Each attack strengthens the ecosystem. Donation attacks, abusive flash loans, and other exploits force developers to continuously improve protection mechanisms, which then become standards adopted industry-wide.
The fragile balance between security and decentralization
There is, however, a fundamental tension that DeFi protocols must manage. The more automated protection mechanisms you add, the more complexity you introduce into the code. And in software, complexity often rhymes with new vulnerabilities.
Worse still: some circuit breakers can be hijacked. If an attacker understands precisely at what threshold the protocol cuts operations, they can manipulate the system just below that threshold, or deliberately trigger the circuit breaker to lock out legitimate users.
That's why the best protocols don't just code protections. They have them audited by multiple independent security firms, run "bug bounties" where ethical hackers search for vulnerabilities for rewards, and maintain complete transparency around their code.
Venus, after its incident, published a detailed post-mortem of the attack, explaining exactly what happened and how they strengthened their defenses. This transparency is also a form of collective protection: when a protocol shares lessons from an attack, all other protocols benefit.

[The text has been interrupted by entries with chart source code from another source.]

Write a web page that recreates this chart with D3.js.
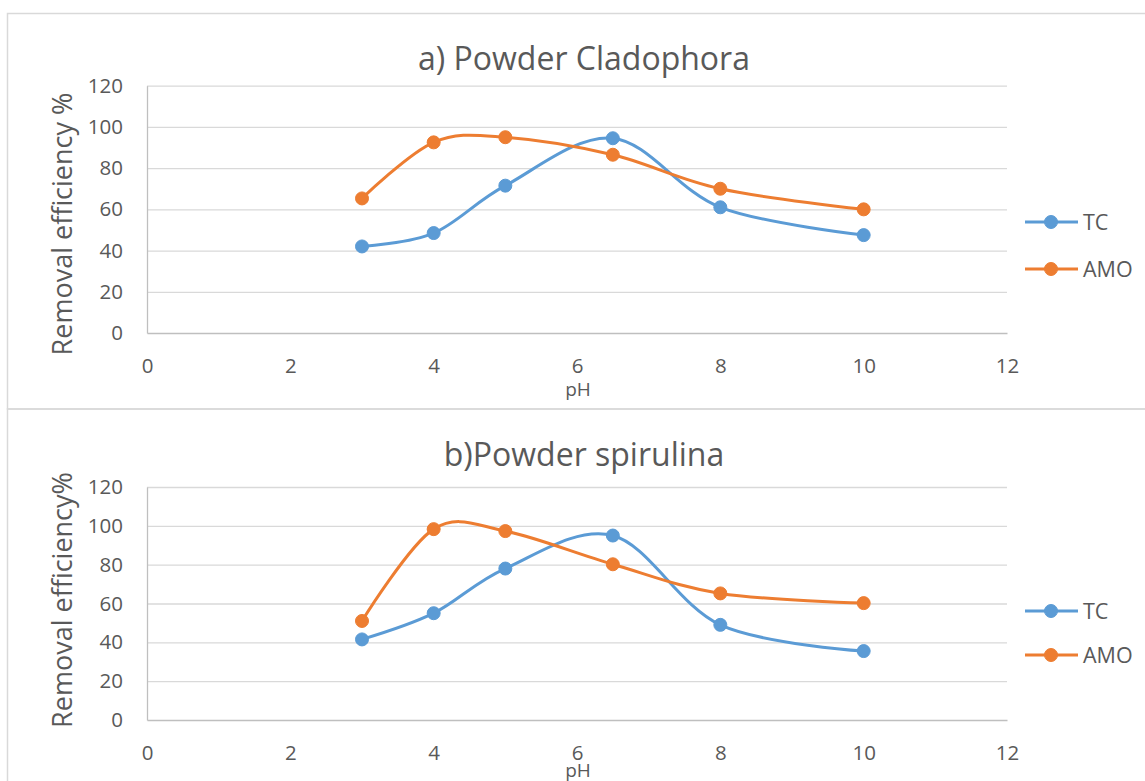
<!DOCTYPE html>
<html>
<head>
<meta charset="utf-8">
<script src="https://cdn.jsdelivr.net/npm/d3@7"></script>
<style>
  html, body { margin: 0; padding: 0; background: #ffffff; }
  svg { display: block; }
  text { font-family: "Open Sans", "Noto Sans", sans-serif; fill: #595959; }
</style>
</head>
<body>
<svg id="chart" width="1145" height="781"></svg>
<script>
// ---------- data ----------
const phValues = [3, 4, 5, 6.5, 8, 10];
const tcCladophora = [42, 48.5, 71.5, 94.5, 61, 47.5];
const amoCladophora = [65.3, 92.5, 95, 86.5, 70, 60];
const tcSpirulina = [41.5, 55, 78, 95, 49, 35.5];
const amoSpirulina = [51, 98.3, 97.3, 80.2, 65.2, 60.2];
const seriesNames = ["TC", "AMO"];
const xTicks = [0, 2, 4, 6, 8, 10, 12];
const yTicks = [0, 20, 40, 60, 80, 100, 120];
const panelTitles = ["a) Powder Cladophora", "b)Powder spirulina"];
const yAxisTitles = ["Removal efficiency %", "Removal efficiency%"];
const xAxisTitle = "pH";

// ---------- styles ----------
const colors = { TC: "#5B9BD5", AMO: "#ED7D31" };
const gridColor = "#D9D9D9";
const axisColor = "#BFBFBF";
const borderColor = "#D9D9D9";

const svg = d3.select("#chart");

// chart frames
svg.append("rect").attr("x", 7.5).attr("y", 13.5).attr("width", 1150).attr("height", 395.5)
  .attr("fill", "none").attr("stroke", borderColor).attr("stroke-width", 1.5);
svg.append("rect").attr("x", 7.5).attr("y", 409).attr("width", 1150).attr("height", 400)
  .attr("fill", "none").attr("stroke", borderColor).attr("stroke-width", 1.5);

const panels = [
  { title: panelTitles[0], yTitle: yAxisTitles[0], tc: tcCladophora, amo: amoCladophora,
    top: 85.7, bottom: 333, titleY: 70, yTitleY: 224, pHY: 396, legendY: [222, 269] },
  { title: panelTitles[1], yTitle: yAxisTitles[1], tc: tcSpirulina, amo: amoSpirulina,
    top: 487, bottom: 720, titleY: 466, yTitleY: 600, pHY: 777, legendY: [611, 655] }
];

const left = 147, right = 1007;

panels.forEach(p => {
  const g = svg.append("g");
  const x = d3.scaleLinear().domain([0, 12]).range([left, right]);
  const y = d3.scaleLinear().domain([0, 120]).range([p.bottom, p.top]);

  // gridlines
  g.append("g")
    .attr("transform", `translate(${left},0)`)
    .call(d3.axisLeft(y).tickValues(yTicks.filter(v => v > 0)).tickSize(-(right - left)).tickFormat(""))
    .call(s => s.select(".domain").remove())
    .call(s => s.selectAll("line").attr("stroke", gridColor).attr("stroke-width", 1.3));

  // y axis
  const ya = g.append("g")
    .attr("transform", `translate(${left},0)`)
    .call(d3.axisLeft(y).tickValues(yTicks).tickSize(0).tickPadding(24));
  ya.select(".domain").attr("stroke", axisColor).attr("stroke-width", 1.3);
  ya.selectAll("text").attr("font-size", 20.5).attr("font-family", "Open Sans").attr("fill", "#595959");

  // x axis
  const xa = g.append("g")
    .attr("transform", `translate(0,${p.bottom})`)
    .call(d3.axisBottom(x).tickValues(xTicks).tickSize(0).tickPadding(25));
  xa.select(".domain").attr("stroke", axisColor).attr("stroke-width", 1.3);
  xa.selectAll("text").attr("font-size", 20.5).attr("font-family", "Open Sans").attr("fill", "#595959");

  // titles
  g.append("text").attr("x", 584).attr("y", p.titleY).attr("text-anchor", "middle")
    .attr("font-size", 32).text(p.title);
  g.append("text").attr("transform", `translate(72,${p.yTitleY}) rotate(-90)`)
    .attr("text-anchor", "middle").attr("font-size", 27).text(p.yTitle);
  g.append("text").attr("x", 578).attr("y", p.pHY).attr("text-anchor", "middle")
    .attr("font-size", 19).text(xAxisTitle);

  // series
  const series = [
    { name: seriesNames[0], values: p.tc },
    { name: seriesNames[1], values: p.amo }
  ];
  const line = d3.line().x(d => x(d[0])).y(d => y(d[1])).curve(d3.curveCardinal.tension(0));
  series.forEach(s => {
    const pts = phValues.map((v, i) => [v, s.values[i]]);
    g.append("path").datum(pts).attr("d", line)
      .attr("fill", "none").attr("stroke", colors[s.name]).attr("stroke-width", 3)
      .attr("stroke-linejoin", "round");
    g.selectAll(null).data(pts).enter().append("circle")
      .attr("cx", d => x(d[0])).attr("cy", d => y(d[1])).attr("r", 6.5)
      .attr("fill", colors[s.name]).attr("stroke", colors[s.name]).attr("stroke-width", 1);
  });

  // legend
  series.forEach((s, i) => {
    const ly = p.legendY[i];
    g.append("line").attr("x1", 1025).attr("x2", 1078).attr("y1", ly).attr("y2", ly)
      .attr("stroke", colors[s.name]).attr("stroke-width", 3);
    g.append("circle").attr("cx", 1051).attr("cy", ly).attr("r", 6.5)
      .attr("fill", colors[s.name]).attr("stroke", colors[s.name]).attr("stroke-width", 1);
    g.append("text").attr("x", 1083).attr("y", ly).attr("dy", "0.35em")
      .attr("font-size", 21.5).text(s.name);
  });
});
</script>
</body>
</html>
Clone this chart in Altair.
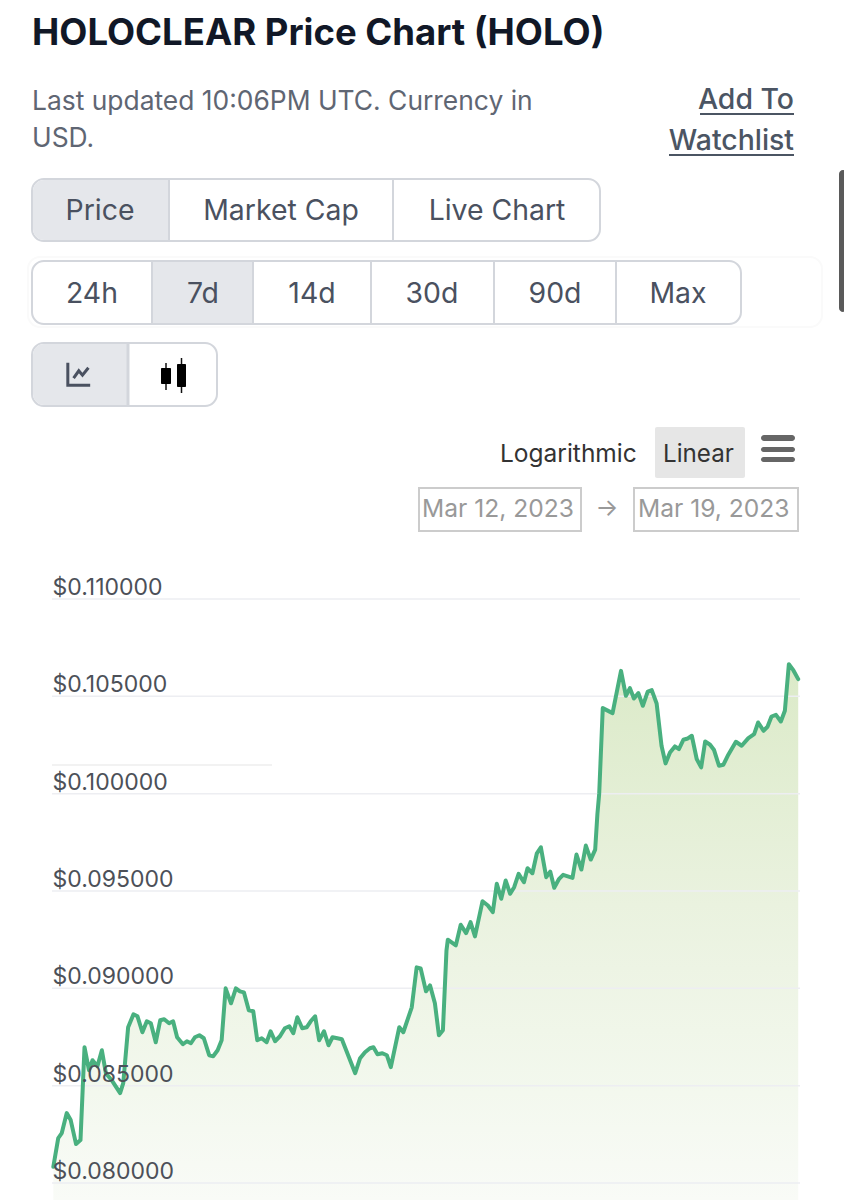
import altair as alt
import pandas as pd

# ---- chart data ----
hours = [0.3,1.4,2.2,3.3,4.2,5.4,6.4,7.3,8.3,9.1,10.2,11.2,12.1,13.4,15.3,16.0,17.1,18.3,19.2,20.3,
21.3,22.2,23.3,24.3,25.2,26.3,27.2,28.1,29.4,30.3,31.2,32.1,33.1,34.1,35.3,36.2,37.2,38.1,39.0,40.2,
41.3,42.2,43.1,44.2,45.2,46.1,47.1,48.2,49.1,50.1,51.2,52.3,53.3,54.2,55.1,56.2,57.2,58.1,59.1,60.0,
61.1,62.1,63.0,64.1,65.1,68.1,69.2,70.3,71.4,72.2,73.1,74.2,75.2,76.1,78.0,78.9,80.8,81.9,82.8,84.0,
84.9,86.0,86.9,87.8,88.6,88.9,90.7,91.8,93.0,94.0,95.0,96.7,97.9,99.0,99.9,100.9,101.9,102.9,103.8,104.8,
106.0,106.8,107.9,108.9,109.8,111.0,111.9,112.8,113.9,114.8,116.9,117.8,118.9,119.9,121.0,122.0,122.5,122.9,123.7,125.9,
127.8,128.9,129.8,130.7,131.7,132.7,133.8,134.7,135.8,136.9,137.8,138.8,139.9,140.8,141.8,142.8,143.7,144.8,145.8,146.7,
147.8,148.7,149.8,150.8,151.9,153.6,154.9,156.4,157.7,158.6,159.8,160.7,161.6,162.6,163.7,164.6,165.5,166.5,167.6]
prices = [0.080836,0.082308,0.082564,0.083590,0.083231,0.082000,0.082205,0.086974,0.085795,0.086308,
0.086000,0.086821,0.085641,0.085282,0.084615,0.085128,0.088000,0.088667,0.088564,0.087744,
0.088308,0.088205,0.087231,0.088359,0.088410,0.088205,0.088308,0.087487,0.087128,0.087282,
0.087179,0.087487,0.087590,0.087436,0.086564,0.086513,0.086821,0.087333,0.090000,0.089231,
0.090000,0.089846,0.089795,0.088872,0.088821,0.087333,0.087436,0.087231,0.087795,0.087282,
0.087538,0.087949,0.088051,0.087692,0.088513,0.087949,0.088000,0.088308,0.088564,0.087333,
0.087795,0.087077,0.087487,0.087436,0.087385,0.085641,0.086410,0.086718,0.086923,0.086974,
0.086615,0.086667,0.086564,0.085949,0.088000,0.087744,0.089026,0.091077,0.091026,0.089846,
0.090154,0.089231,0.087590,0.087846,0.091949,0.092497,0.092205,0.093267,0.092836,0.093400,
0.092667,0.094477,0.094256,0.093913,0.095369,0.094600,0.095538,0.094856,0.095195,0.095882,
0.095451,0.096169,0.095913,0.096938,0.097246,0.095708,0.096000,0.095164,0.095626,0.095831,
0.095677,0.096872,0.096103,0.097333,0.096615,0.097128,0.098959,0.100000,0.104395,0.104138,
0.106308,0.105026,0.105421,0.104887,0.105164,0.104513,0.105246,0.105318,0.104631,0.102462,
0.101554,0.102118,0.102426,0.102292,0.102769,0.102836,0.102974,0.101779,0.101349,0.102682,
0.102513,0.102241,0.101436,0.101487,0.102000,0.102667,0.102462,0.102856,0.103062,0.103656,
0.103231,0.103436,0.103964,0.104051,0.103708,0.104256,0.106651,0.106344,0.105882]
y_ticks = [0.08, 0.085, 0.09, 0.095, 0.10, 0.105, 0.11]
y_floor = 0.079127

# ---- page texts ----
title_text = "HOLOCLEAR Price Chart (HOLO)"
subtitle_lines = ["Last updated 10:06PM UTC. Currency in", "USD."]
watch_lines = ["Add To", "Watchlist"]
metric_buttons = ["Price", "Market Cap", "Live Chart"]
range_buttons = ["24h", "7d", "14d", "30d", "90d", "Max"]
date_texts = ["Mar 12, 2023", "Mar 19, 2023"]

FONT = "Inter"
X0, Y0 = 52, 599   # page position of the plot area's top-left corner
W, H = 748, 601


def vx(p):
    return alt.value(p - X0)


def vy(p):
    return alt.value(p - Y0)


one = pd.DataFrame({"a": [0]})


def text(s, x, y, size, color, align="left", weight=400, font=FONT):
    return alt.Chart(pd.DataFrame({"t": [s]})).mark_text(
        align=align, baseline="middle", fontSize=size, color=color,
        fontWeight=weight, font=font
    ).encode(x=vx(x), y=vy(y + 1.5), text="t:N")


def box(x1, x2, y1, y2, fill="white", stroke=None, sw=2, **kw):
    args = dict(fill=fill, **kw)
    if stroke:
        args.update(stroke=stroke, strokeWidth=sw)
    return alt.Chart(one).mark_rect(**args).encode(
        x=vx(x1), x2=vx(x2), y=vy(y1), y2=vy(y2))


def rule(x1, x2, y1, y2, color, sw=2):
    return alt.Chart(one).mark_rule(color=color, strokeWidth=sw).encode(
        x=vx(x1), x2=vx(x2), y=vy(y1), y2=vy(y2))


def icon(path, x, y, size, color, sw):
    return alt.Chart(one).mark_point(
        shape=path, size=size, filled=False, stroke=color, strokeWidth=sw, opacity=1
    ).encode(x=vx(x), y=vy(y))


BORDER = "#d3d6dc"
SEL = "#e5e7eb"
INK = "#4a5160"

chrome = [
    text(title_text, 32, 32, 36.5, "#111827", weight=700),
    text(subtitle_lines[0], 32, 100, 26.4, "#5f6673"),
    text(subtitle_lines[1], 32, 137, 26.4, "#5f6673"),
    text(watch_lines[0], 794, 98.5, 28.4, "#4b5563", align="right", weight=500),
    text(watch_lines[1], 794, 139.5, 28.4, "#4b5563", align="right", weight=500),
    rule(700, 794, 114, 114, "#4b5563"),
    rule(669, 794, 155, 155, "#4b5563"),
    # metric button group
    box(32, 600, 179, 241, stroke=BORDER, cornerRadius=12),
    box(33, 169, 180, 240, fill=SEL, cornerRadiusTopLeft=11, cornerRadiusBottomLeft=11),
    rule(169, 169, 179, 241, BORDER),
    rule(393, 393, 179, 241, BORDER),
    text(metric_buttons[0], 100, 209, 28.4, INK, align="center"),
    text(metric_buttons[1], 281, 209, 28.4, INK, align="center"),
    text(metric_buttons[2], 497, 209, 28.4, INK, align="center"),
    # range button group
    box(28, 822, 257, 327, fill="white", stroke="#fafafa", cornerRadius=12),
    box(32, 741, 261, 324, stroke=BORDER, cornerRadius=12),
    box(152, 253, 262, 323, fill=SEL),
    rule(152, 152, 261, 324, BORDER),
    rule(253, 253, 261, 324, BORDER),
    rule(371, 371, 261, 324, BORDER),
    rule(494, 494, 261, 324, BORDER),
    rule(616, 616, 261, 324, BORDER),
    text(range_buttons[0], 92, 292, 28.4, INK, align="center"),
    text(range_buttons[1], 203, 292, 28.4, INK, align="center"),
    text(range_buttons[2], 312, 292, 28.4, INK, align="center"),
    text(range_buttons[3], 432, 292, 28.4, INK, align="center"),
    text(range_buttons[4], 555, 292, 28.4, INK, align="center"),
    text(range_buttons[5], 678, 292, 28.4, INK, align="center"),
    # chart type toggle
    box(32, 217, 343, 406, stroke=BORDER, cornerRadius=12),
    box(33, 128, 344, 405, fill=SEL, cornerRadiusTopLeft=11, cornerRadiusBottomLeft=11),
    rule(128, 128, 343, 406, BORDER, 3),
    icon("M-1,-1 L-1,1 L1,1", 79, 374, 500, INK, 3),
    icon("M-1,0.7 L-0.3,-0.3 L0.2,0.3 L1,-0.7", 81, 373, 220, INK, 3),
    rule(166, 166, 363, 390, "#111111", 1.5),
    rule(181.5, 181.5, 358, 393, "#111111", 1.5),
    box(161, 171, 368, 384, fill="#000000", cornerRadius=1),
    box(177, 186, 364, 387, fill="#000000", cornerRadius=1),
    # scale switch and menu
    box(655, 745, 427, 478, fill="#e6e6e6", cornerRadius=2),
    text("Logarithmic", 500, 453, 24.5, "#333333"),
    text("Linear", 663, 453, 24.2, "#333333"),
    box(761, 795, 435, 441, fill="#666666", cornerRadius=3),
    box(761, 795, 447, 452, fill="#666666", cornerRadius=3),
    box(761, 795, 457, 462, fill="#666666", cornerRadius=3),
    # date range
    box(419, 581, 488, 531, stroke="#cccccc"),
    box(634, 798, 488, 531, stroke="#cccccc"),
    text(date_texts[0], 422, 508, 24.6, "#999999"),
    text(date_texts[1], 638, 508, 24.6, "#999999"),
    text("\u2192", 607, 507, 24, "#999999", align="center"),
    # page scrollbar
    box(839, 847, 170, 312, fill="#5a5a5a", cornerRadius=4),
]

df = pd.DataFrame({"hour": hours, "price": prices})
x_enc = alt.X("hour:Q", scale=alt.Scale(domain=[0, 168]), axis=None)
y_scale = alt.Scale(domain=[y_floor, 0.11], nice=False, zero=False)
y_axis = alt.Axis(
    title=None, values=y_ticks, format="$.6f", orient="left", grid=False,
    domain=False, ticks=False, labelAlign="left", labelBaseline="alphabetic",
    labelPadding=0, labelOffset=-4.5, labelFontSize=23, labelFont=FONT,
    labelColor="#4c5058", labelOverlap=False, labelFlush=False, zindex=1,
)

grid = alt.Chart(pd.DataFrame({"price": y_ticks})).mark_rule(
    color="#edeef2", strokeWidth=1.5
).encode(y=alt.Y("price:Q", scale=y_scale, axis=y_axis))

stub = rule(52, 272, 765, 765, "#eeeeee", 1.5)

area = alt.Chart(df).mark_area(
    line=False,
    color=alt.Gradient(
        gradient="linear",
        stops=[
            alt.GradientStop(color="#dbeac8", offset=0),
            alt.GradientStop(color="#eaf2df", offset=0.45),
            alt.GradientStop(color="#f3f8ee", offset=0.8),
            alt.GradientStop(color="#f9fbf7", offset=1),
        ],
        x1=0, x2=0, y1=0, y2=1,
    ),
).encode(
    x=x_enc,
    y=alt.Y("price:Q", scale=y_scale, axis=y_axis),
    y2=alt.Y2(datum=y_floor),
)

line = alt.Chart(df).mark_line(
    color="#49b07f", strokeWidth=4, strokeJoin="round", strokeCap="round"
).encode(x=x_enc, y=alt.Y("price:Q", scale=y_scale, axis=y_axis))

chart = alt.layer(*chrome, area, grid, stub, line).properties(
    width=W, height=H,
    autosize=alt.AutoSizeParams(type="none"),
    padding={"left": X0 - 8, "top": Y0 - 8, "right": 44, "bottom": 0},
    background="white",
).configure_view(stroke=None)

chart.save("out.html", embed_options={"renderer": "svg", "actions": False})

DeFi remains high-risk territory. But unlike the early days when protocols were easy targets, the ecosystem has matured. Circuit breakers, real-time monitoring, and protections against sophisticated attacks like donation attacks don't guarantee absolute security. Nothing can. But they transform DeFi into an environment where stealing funds becomes a little harder every day, a little more detectable, and a lot less profitable for attackers.
This evolution in smart contract security is all the more crucial as more and more investors use DeFi protocols to generate yields on their digital assets.
And perhaps that's the best defense you can hope for in a world without central authority: making an attack so complex and risky that it simply isn't worth the effort anymore.